Exercise aim: Restate the listing below word for word, omitting any images.

Given data:
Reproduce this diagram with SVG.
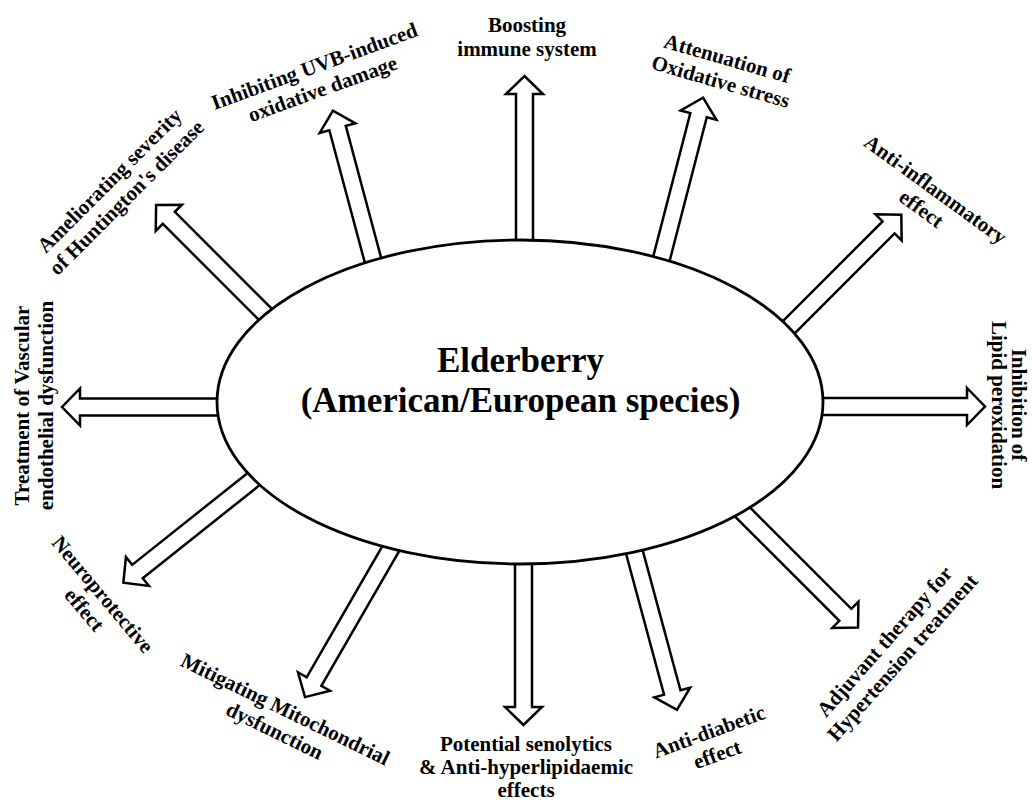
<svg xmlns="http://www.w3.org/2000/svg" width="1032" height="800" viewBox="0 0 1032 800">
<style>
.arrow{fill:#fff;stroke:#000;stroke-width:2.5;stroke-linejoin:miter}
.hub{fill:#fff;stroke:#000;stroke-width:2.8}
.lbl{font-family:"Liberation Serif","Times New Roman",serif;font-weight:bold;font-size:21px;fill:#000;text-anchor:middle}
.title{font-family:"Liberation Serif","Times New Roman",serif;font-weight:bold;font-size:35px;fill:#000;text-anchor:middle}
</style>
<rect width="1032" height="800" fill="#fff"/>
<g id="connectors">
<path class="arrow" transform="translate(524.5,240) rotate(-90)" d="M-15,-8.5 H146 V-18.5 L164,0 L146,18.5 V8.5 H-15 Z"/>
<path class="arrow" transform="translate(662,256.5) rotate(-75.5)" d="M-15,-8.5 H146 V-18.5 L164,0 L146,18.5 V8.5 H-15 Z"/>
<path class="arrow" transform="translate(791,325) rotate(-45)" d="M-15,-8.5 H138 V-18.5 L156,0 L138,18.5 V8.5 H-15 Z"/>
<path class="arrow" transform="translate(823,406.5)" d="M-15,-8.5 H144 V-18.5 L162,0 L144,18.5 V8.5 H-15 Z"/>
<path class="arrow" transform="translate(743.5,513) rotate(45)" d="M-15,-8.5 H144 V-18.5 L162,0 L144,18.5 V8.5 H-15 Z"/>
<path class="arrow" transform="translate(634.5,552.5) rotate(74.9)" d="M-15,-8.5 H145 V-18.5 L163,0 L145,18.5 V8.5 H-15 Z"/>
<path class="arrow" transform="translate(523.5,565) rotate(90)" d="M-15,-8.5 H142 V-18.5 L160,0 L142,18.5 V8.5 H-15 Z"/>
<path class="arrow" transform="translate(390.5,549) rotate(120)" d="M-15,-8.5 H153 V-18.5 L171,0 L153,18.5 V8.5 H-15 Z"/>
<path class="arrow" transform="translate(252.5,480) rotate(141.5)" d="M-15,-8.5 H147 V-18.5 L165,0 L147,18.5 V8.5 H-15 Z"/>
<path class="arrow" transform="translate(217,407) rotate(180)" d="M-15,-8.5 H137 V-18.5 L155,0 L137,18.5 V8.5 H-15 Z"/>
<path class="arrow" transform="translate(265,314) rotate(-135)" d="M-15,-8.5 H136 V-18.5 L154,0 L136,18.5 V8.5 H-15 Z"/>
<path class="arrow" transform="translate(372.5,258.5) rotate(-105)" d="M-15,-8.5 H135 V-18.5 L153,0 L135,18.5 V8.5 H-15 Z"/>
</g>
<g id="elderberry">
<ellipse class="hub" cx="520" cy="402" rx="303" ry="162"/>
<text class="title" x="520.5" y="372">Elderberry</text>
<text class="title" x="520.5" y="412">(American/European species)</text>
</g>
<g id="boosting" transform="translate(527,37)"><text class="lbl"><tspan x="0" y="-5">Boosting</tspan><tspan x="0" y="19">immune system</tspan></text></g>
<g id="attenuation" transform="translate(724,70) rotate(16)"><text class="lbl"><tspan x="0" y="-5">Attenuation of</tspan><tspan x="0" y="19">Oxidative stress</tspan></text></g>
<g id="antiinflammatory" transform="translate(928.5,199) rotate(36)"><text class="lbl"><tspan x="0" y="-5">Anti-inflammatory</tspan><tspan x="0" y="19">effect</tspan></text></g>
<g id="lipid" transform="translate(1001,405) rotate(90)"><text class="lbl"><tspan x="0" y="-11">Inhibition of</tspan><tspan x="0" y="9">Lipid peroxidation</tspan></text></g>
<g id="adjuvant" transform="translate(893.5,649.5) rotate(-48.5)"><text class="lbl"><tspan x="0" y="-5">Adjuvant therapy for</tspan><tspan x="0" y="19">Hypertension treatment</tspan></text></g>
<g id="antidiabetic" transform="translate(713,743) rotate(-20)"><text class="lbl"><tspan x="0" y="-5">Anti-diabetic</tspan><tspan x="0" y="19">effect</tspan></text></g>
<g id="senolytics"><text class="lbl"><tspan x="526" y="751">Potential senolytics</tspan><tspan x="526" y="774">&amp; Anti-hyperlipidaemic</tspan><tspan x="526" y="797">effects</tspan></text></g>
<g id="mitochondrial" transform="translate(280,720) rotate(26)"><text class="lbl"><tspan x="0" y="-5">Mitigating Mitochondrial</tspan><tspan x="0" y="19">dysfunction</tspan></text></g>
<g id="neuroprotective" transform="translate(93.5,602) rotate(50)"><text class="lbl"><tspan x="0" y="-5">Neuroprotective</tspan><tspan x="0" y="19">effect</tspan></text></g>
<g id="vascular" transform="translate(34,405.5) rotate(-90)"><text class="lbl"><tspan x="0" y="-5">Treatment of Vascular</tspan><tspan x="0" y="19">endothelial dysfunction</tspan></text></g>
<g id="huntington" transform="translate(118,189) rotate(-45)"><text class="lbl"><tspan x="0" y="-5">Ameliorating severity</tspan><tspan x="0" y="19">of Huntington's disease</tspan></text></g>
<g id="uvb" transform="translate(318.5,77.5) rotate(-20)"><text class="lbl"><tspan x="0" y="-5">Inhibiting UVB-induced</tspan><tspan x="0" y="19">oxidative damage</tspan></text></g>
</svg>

The response:
Reproduce this diagram with SVG.
<svg xmlns="http://www.w3.org/2000/svg" width="1032" height="800" viewBox="0 0 1032 800">
<style>
.arrow{fill:#fff;stroke:#000;stroke-width:2.5;stroke-linejoin:miter}
.hub{fill:#fff;stroke:#000;stroke-width:2.8}
.lbl{font-family:"Liberation Serif","Times New Roman",serif;font-weight:bold;font-size:21px;fill:#000;text-anchor:middle}
.title{font-family:"Liberation Serif","Times New Roman",serif;font-weight:bold;font-size:35px;fill:#000;text-anchor:middle}
</style>
<rect width="1032" height="800" fill="#fff"/>
<g id="connectors">
<path class="arrow" transform="translate(524.5,240) rotate(-90)" d="M-15,-8.5 H146 V-18.5 L164,0 L146,18.5 V8.5 H-15 Z"/>
<path class="arrow" transform="translate(662,256.5) rotate(-75.5)" d="M-15,-8.5 H146 V-18.5 L164,0 L146,18.5 V8.5 H-15 Z"/>
<path class="arrow" transform="translate(791,325) rotate(-45)" d="M-15,-8.5 H138 V-18.5 L156,0 L138,18.5 V8.5 H-15 Z"/>
<path class="arrow" transform="translate(823,406.5)" d="M-15,-8.5 H144 V-18.5 L162,0 L144,18.5 V8.5 H-15 Z"/>
<path class="arrow" transform="translate(743.5,513) rotate(45)" d="M-15,-8.5 H144 V-18.5 L162,0 L144,18.5 V8.5 H-15 Z"/>
<path class="arrow" transform="translate(634.5,552.5) rotate(74.9)" d="M-15,-8.5 H145 V-18.5 L163,0 L145,18.5 V8.5 H-15 Z"/>
<path class="arrow" transform="translate(523.5,565) rotate(90)" d="M-15,-8.5 H142 V-18.5 L160,0 L142,18.5 V8.5 H-15 Z"/>
<path class="arrow" transform="translate(390.5,549) rotate(120)" d="M-15,-8.5 H153 V-18.5 L171,0 L153,18.5 V8.5 H-15 Z"/>
<path class="arrow" transform="translate(252.5,480) rotate(141.5)" d="M-15,-8.5 H147 V-18.5 L165,0 L147,18.5 V8.5 H-15 Z"/>
<path class="arrow" transform="translate(217,407) rotate(180)" d="M-15,-8.5 H137 V-18.5 L155,0 L137,18.5 V8.5 H-15 Z"/>
<path class="arrow" transform="translate(265,314) rotate(-135)" d="M-15,-8.5 H136 V-18.5 L154,0 L136,18.5 V8.5 H-15 Z"/>
<path class="arrow" transform="translate(372.5,258.5) rotate(-105)" d="M-15,-8.5 H135 V-18.5 L153,0 L135,18.5 V8.5 H-15 Z"/>
</g>
<g id="elderberry">
<ellipse class="hub" cx="520" cy="402" rx="303" ry="162"/>
<text class="title" x="520.5" y="372">Elderberry</text>
<text class="title" x="520.5" y="412">(American/European species)</text>
</g>
<g id="boosting" transform="translate(527,37)"><text class="lbl"><tspan x="0" y="-5">Boosting</tspan><tspan x="0" y="19">immune system</tspan></text></g>
<g id="attenuation" transform="translate(724,70) rotate(16)"><text class="lbl"><tspan x="0" y="-5">Attenuation of</tspan><tspan x="0" y="19">Oxidative stress</tspan></text></g>
<g id="antiinflammatory" transform="translate(928.5,199) rotate(36)"><text class="lbl"><tspan x="0" y="-5">Anti-inflammatory</tspan><tspan x="0" y="19">effect</tspan></text></g>
<g id="lipid" transform="translate(1001,405) rotate(90)"><text class="lbl"><tspan x="0" y="-11">Inhibition of</tspan><tspan x="0" y="9">Lipid peroxidation</tspan></text></g>
<g id="adjuvant" transform="translate(893.5,649.5) rotate(-48.5)"><text class="lbl"><tspan x="0" y="-5">Adjuvant therapy for</tspan><tspan x="0" y="19">Hypertension treatment</tspan></text></g>
<g id="antidiabetic" transform="translate(713,743) rotate(-20)"><text class="lbl"><tspan x="0" y="-5">Anti-diabetic</tspan><tspan x="0" y="19">effect</tspan></text></g>
<g id="senolytics"><text class="lbl"><tspan x="526" y="751">Potential senolytics</tspan><tspan x="526" y="774">&amp; Anti-hyperlipidaemic</tspan><tspan x="526" y="797">effects</tspan></text></g>
<g id="mitochondrial" transform="translate(280,720) rotate(26)"><text class="lbl"><tspan x="0" y="-5">Mitigating Mitochondrial</tspan><tspan x="0" y="19">dysfunction</tspan></text></g>
<g id="neuroprotective" transform="translate(93.5,602) rotate(50)"><text class="lbl"><tspan x="0" y="-5">Neuroprotective</tspan><tspan x="0" y="19">effect</tspan></text></g>
<g id="vascular" transform="translate(34,405.5) rotate(-90)"><text class="lbl"><tspan x="0" y="-5">Treatment of Vascular</tspan><tspan x="0" y="19">endothelial dysfunction</tspan></text></g>
<g id="huntington" transform="translate(118,189) rotate(-45)"><text class="lbl"><tspan x="0" y="-5">Ameliorating severity</tspan><tspan x="0" y="19">of Huntington's disease</tspan></text></g>
<g id="uvb" transform="translate(318.5,77.5) rotate(-20)"><text class="lbl"><tspan x="0" y="-5">Inhibiting UVB-induced</tspan><tspan x="0" y="19">oxidative damage</tspan></text></g>
</svg>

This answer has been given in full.